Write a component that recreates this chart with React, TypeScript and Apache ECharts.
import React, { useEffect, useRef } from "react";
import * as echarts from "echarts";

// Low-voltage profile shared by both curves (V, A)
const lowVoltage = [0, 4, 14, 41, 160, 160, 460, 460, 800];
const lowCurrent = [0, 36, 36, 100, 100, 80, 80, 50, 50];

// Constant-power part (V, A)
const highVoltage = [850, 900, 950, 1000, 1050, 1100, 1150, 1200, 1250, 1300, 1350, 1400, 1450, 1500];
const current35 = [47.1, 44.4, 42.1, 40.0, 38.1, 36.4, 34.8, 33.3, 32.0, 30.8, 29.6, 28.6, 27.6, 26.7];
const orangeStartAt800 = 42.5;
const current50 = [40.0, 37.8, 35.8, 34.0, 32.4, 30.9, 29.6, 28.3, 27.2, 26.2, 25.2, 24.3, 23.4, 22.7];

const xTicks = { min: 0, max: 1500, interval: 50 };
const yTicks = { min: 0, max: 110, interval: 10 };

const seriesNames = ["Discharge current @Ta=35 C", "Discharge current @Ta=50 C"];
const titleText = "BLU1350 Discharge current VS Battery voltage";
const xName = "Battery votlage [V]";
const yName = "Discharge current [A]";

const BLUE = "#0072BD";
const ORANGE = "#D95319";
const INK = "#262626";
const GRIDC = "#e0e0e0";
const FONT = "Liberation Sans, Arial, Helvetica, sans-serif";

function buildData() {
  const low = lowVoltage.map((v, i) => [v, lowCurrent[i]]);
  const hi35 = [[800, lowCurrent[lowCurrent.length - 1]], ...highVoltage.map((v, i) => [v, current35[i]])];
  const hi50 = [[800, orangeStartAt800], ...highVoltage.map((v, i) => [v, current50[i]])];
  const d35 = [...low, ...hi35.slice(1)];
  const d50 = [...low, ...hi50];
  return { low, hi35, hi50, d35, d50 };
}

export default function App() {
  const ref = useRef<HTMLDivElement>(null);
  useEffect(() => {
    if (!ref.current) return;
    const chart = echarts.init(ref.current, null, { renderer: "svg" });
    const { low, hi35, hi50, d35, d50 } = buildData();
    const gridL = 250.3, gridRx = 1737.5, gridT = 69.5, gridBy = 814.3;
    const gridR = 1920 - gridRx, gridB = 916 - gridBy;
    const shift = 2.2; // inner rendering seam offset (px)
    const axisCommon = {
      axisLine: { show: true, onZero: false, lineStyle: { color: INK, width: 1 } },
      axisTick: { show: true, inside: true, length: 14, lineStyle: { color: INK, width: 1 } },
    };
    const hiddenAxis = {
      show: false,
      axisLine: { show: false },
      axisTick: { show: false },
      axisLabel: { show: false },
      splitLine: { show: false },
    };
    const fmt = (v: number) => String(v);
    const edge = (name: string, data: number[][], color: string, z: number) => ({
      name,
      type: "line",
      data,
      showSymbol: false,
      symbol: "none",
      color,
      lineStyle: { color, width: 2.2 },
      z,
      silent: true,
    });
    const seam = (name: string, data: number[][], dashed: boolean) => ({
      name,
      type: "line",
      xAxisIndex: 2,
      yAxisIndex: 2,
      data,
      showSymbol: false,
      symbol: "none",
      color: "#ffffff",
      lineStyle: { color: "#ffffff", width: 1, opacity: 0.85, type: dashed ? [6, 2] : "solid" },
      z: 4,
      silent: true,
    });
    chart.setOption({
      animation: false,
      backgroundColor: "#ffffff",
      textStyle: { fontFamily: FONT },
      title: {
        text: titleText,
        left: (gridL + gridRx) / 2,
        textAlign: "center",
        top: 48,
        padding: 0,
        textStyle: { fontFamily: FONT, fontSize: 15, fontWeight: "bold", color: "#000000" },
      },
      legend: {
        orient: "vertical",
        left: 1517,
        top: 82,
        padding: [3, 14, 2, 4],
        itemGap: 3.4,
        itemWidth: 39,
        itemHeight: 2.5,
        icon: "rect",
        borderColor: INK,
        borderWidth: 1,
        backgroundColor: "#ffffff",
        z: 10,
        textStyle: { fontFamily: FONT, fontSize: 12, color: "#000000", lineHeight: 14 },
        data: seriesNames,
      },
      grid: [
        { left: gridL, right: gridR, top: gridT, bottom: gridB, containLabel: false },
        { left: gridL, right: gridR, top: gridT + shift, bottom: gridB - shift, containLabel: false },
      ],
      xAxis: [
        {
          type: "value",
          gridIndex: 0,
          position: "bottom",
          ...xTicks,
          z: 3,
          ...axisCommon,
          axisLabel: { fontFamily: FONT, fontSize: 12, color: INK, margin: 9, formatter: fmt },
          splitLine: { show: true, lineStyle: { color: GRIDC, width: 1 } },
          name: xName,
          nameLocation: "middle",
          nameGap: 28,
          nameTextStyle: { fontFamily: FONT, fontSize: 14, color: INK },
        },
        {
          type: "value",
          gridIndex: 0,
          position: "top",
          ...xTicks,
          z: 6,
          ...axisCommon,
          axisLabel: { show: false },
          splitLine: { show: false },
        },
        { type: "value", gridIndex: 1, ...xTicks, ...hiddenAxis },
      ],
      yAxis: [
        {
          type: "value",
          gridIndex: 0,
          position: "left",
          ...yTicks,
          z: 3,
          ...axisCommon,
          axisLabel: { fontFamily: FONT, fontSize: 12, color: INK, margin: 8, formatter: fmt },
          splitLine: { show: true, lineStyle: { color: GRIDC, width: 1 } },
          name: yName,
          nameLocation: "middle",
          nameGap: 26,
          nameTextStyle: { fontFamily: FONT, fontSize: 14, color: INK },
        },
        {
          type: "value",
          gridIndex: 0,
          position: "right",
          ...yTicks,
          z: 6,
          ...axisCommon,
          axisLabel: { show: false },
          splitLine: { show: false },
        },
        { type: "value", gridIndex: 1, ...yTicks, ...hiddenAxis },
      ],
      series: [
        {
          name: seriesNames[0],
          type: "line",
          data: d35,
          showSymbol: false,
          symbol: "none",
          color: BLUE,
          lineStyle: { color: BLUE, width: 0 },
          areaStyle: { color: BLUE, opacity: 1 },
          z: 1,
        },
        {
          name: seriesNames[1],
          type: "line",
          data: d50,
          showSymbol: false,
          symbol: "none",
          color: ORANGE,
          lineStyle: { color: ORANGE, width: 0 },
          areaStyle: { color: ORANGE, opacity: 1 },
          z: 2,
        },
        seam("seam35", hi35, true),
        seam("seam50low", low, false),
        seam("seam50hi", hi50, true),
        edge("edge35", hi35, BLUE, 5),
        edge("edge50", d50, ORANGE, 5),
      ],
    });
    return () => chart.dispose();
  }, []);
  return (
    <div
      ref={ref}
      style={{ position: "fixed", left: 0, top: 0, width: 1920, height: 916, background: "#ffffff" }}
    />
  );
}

--

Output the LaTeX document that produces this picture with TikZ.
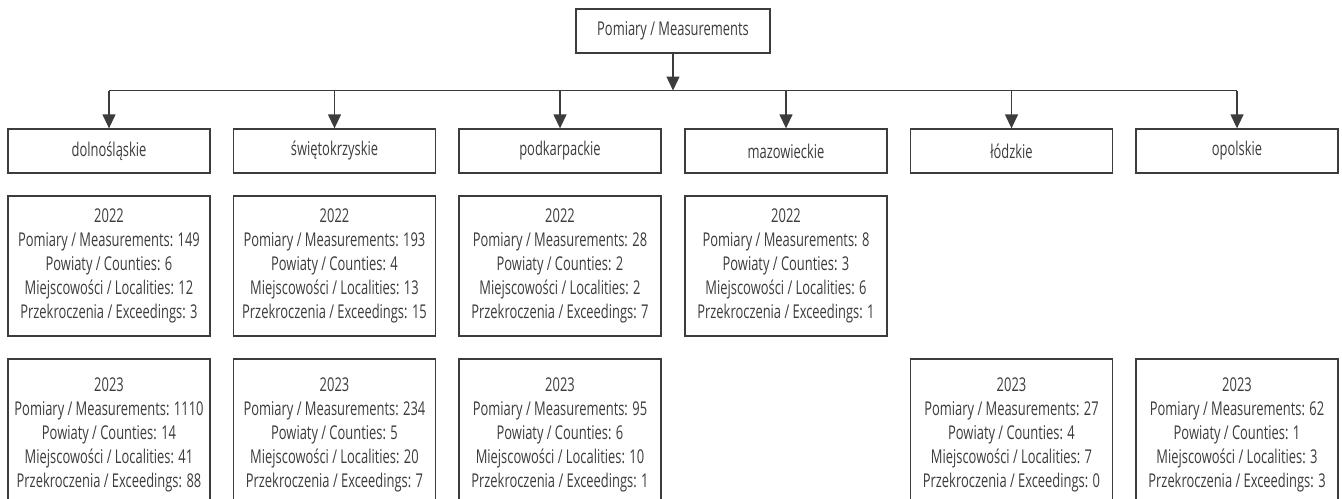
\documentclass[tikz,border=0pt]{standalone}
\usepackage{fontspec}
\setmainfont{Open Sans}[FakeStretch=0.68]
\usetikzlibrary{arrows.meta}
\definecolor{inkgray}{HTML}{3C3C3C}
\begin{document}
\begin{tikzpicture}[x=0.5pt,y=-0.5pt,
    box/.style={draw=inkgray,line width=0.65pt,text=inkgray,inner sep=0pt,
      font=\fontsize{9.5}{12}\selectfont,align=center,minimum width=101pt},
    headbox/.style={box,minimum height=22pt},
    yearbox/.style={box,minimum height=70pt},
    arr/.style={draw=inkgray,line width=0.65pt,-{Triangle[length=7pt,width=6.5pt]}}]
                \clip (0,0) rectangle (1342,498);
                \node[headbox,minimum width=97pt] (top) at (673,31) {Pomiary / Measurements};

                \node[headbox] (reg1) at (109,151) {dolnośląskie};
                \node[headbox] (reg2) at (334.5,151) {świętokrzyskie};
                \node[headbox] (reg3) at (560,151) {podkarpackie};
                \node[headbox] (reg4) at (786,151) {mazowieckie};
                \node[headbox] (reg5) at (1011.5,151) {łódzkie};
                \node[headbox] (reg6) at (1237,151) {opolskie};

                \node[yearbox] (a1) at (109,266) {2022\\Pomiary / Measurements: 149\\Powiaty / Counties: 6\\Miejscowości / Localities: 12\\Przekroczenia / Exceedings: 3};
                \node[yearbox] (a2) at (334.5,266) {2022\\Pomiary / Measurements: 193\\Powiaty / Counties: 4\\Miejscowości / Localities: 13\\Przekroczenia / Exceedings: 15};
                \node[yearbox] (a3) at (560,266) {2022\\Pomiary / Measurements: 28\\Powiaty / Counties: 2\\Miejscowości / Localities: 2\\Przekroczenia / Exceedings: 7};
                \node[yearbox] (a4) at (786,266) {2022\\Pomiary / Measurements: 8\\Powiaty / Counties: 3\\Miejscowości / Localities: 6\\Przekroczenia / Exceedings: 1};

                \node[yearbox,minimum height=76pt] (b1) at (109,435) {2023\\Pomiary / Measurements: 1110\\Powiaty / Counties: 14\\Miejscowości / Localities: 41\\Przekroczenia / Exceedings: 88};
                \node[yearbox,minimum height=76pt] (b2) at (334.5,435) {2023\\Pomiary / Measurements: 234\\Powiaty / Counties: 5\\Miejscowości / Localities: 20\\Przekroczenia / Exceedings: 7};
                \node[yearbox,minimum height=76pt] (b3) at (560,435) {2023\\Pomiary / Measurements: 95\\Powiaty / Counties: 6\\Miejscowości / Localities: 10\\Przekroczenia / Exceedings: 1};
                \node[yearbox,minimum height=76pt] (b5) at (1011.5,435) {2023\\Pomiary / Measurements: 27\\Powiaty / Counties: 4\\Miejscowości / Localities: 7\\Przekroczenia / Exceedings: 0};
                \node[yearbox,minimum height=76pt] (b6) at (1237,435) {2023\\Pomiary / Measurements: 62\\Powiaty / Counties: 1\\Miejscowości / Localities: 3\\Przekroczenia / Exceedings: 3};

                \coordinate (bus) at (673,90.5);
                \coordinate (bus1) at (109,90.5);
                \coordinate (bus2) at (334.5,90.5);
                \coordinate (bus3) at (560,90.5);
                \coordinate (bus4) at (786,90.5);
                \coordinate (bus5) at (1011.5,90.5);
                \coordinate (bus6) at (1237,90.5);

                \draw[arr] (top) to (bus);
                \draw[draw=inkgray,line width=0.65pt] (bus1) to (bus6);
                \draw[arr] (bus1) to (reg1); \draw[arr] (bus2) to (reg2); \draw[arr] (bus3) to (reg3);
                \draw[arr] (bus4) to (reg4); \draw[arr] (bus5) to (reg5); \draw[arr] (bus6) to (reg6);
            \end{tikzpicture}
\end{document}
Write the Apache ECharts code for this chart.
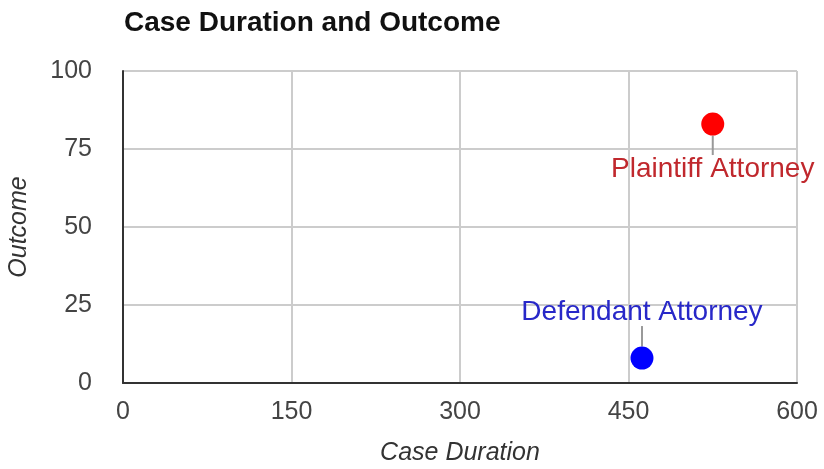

==

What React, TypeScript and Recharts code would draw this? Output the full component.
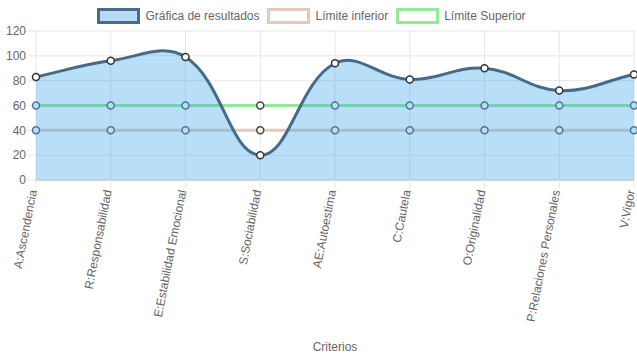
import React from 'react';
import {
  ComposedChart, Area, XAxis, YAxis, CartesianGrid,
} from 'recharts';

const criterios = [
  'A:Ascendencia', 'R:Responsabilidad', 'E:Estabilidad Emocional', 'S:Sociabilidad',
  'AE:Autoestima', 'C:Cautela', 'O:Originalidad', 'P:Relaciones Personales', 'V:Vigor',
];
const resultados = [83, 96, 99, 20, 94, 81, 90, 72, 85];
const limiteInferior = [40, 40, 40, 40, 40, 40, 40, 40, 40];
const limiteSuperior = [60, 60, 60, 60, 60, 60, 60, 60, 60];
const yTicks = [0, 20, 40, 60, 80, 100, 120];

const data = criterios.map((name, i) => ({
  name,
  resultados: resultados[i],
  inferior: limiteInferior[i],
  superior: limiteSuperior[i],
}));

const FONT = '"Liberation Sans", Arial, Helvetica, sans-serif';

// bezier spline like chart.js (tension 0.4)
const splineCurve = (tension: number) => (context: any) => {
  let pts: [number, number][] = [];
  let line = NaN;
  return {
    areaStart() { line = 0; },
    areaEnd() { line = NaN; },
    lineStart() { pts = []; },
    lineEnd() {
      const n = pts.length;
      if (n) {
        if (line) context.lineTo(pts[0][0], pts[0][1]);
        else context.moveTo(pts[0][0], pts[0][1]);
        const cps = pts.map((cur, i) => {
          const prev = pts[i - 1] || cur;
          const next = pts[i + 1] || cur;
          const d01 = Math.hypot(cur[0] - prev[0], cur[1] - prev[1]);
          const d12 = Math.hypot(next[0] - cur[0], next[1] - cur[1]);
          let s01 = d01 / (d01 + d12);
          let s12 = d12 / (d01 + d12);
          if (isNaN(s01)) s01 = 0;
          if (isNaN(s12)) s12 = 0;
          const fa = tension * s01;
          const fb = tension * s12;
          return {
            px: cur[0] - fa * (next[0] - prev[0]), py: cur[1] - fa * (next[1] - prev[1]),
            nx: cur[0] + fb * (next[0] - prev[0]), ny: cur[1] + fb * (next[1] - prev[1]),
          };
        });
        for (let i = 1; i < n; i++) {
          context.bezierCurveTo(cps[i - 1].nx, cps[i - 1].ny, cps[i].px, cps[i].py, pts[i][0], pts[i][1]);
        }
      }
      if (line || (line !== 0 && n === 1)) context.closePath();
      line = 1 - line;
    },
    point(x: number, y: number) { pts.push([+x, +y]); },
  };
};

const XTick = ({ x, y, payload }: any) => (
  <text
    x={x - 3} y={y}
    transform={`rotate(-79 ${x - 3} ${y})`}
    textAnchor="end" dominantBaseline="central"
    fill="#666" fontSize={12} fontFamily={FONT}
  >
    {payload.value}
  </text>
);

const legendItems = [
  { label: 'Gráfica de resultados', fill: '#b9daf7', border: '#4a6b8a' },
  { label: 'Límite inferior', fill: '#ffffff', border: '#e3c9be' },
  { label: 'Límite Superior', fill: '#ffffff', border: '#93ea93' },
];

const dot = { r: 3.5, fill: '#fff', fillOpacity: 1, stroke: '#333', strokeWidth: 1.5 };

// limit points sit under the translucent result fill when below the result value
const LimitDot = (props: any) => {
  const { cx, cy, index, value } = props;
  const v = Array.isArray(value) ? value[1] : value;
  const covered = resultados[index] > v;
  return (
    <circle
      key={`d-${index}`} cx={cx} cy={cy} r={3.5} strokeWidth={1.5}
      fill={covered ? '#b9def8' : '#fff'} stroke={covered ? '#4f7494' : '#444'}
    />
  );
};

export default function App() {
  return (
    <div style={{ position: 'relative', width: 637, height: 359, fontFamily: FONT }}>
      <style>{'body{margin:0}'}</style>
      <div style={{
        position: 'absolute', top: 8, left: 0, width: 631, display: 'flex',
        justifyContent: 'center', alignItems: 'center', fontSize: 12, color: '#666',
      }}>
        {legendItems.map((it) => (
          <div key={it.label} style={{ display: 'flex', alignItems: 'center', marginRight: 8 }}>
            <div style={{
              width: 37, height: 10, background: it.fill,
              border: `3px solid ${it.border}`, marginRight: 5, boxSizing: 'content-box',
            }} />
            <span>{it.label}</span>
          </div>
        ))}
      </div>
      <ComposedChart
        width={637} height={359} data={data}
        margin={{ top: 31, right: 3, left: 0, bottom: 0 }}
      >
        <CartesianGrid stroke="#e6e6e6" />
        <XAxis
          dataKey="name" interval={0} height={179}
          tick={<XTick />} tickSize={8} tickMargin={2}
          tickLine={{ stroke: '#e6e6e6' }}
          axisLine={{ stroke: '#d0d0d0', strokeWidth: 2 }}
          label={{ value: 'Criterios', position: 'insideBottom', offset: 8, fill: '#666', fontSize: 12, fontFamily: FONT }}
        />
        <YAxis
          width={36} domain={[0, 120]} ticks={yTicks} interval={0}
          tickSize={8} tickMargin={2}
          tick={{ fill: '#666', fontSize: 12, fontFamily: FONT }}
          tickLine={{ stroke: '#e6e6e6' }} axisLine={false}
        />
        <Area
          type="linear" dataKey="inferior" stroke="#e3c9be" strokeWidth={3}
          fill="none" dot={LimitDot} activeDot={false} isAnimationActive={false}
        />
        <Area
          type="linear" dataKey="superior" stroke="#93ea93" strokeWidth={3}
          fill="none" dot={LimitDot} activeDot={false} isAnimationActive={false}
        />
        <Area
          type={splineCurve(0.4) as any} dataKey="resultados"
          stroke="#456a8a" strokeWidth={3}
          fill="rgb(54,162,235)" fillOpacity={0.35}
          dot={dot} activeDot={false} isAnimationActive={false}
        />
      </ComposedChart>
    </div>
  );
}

THE TASK: Make an exact copy of only the lines from the one with "Output the LaTeX" through the one with "(reg6) at (1237,151)". Pictures don't belong in it.

ANSWER TO THE TASK:
Output the LaTeX document that produces this picture with TikZ.
\documentclass[tikz,border=0pt]{standalone}
\usepackage{fontspec}
\setmainfont{Open Sans}[FakeStretch=0.68]
\usetikzlibrary{arrows.meta}
\definecolor{inkgray}{HTML}{3C3C3C}
\begin{document}
\begin{tikzpicture}[x=0.5pt,y=-0.5pt,
    box/.style={draw=inkgray,line width=0.65pt,text=inkgray,inner sep=0pt,
      font=\fontsize{9.5}{12}\selectfont,align=center,minimum width=101pt},
    headbox/.style={box,minimum height=22pt},
    yearbox/.style={box,minimum height=70pt},
    arr/.style={draw=inkgray,line width=0.65pt,-{Triangle[length=7pt,width=6.5pt]}}]
                \clip (0,0) rectangle (1342,498);
                \node[headbox,minimum width=97pt] (top) at (673,31) {Pomiary / Measurements};

                \node[headbox] (reg1) at (109,151) {dolnośląskie};
                \node[headbox] (reg2) at (334.5,151) {świętokrzyskie};
                \node[headbox] (reg3) at (560,151) {podkarpackie};
                \node[headbox] (reg4) at (786,151) {mazowieckie};
                \node[headbox] (reg5) at (1011.5,151) {łódzkie};
                \node[headbox] (reg6) at (1237,151) {opolskie};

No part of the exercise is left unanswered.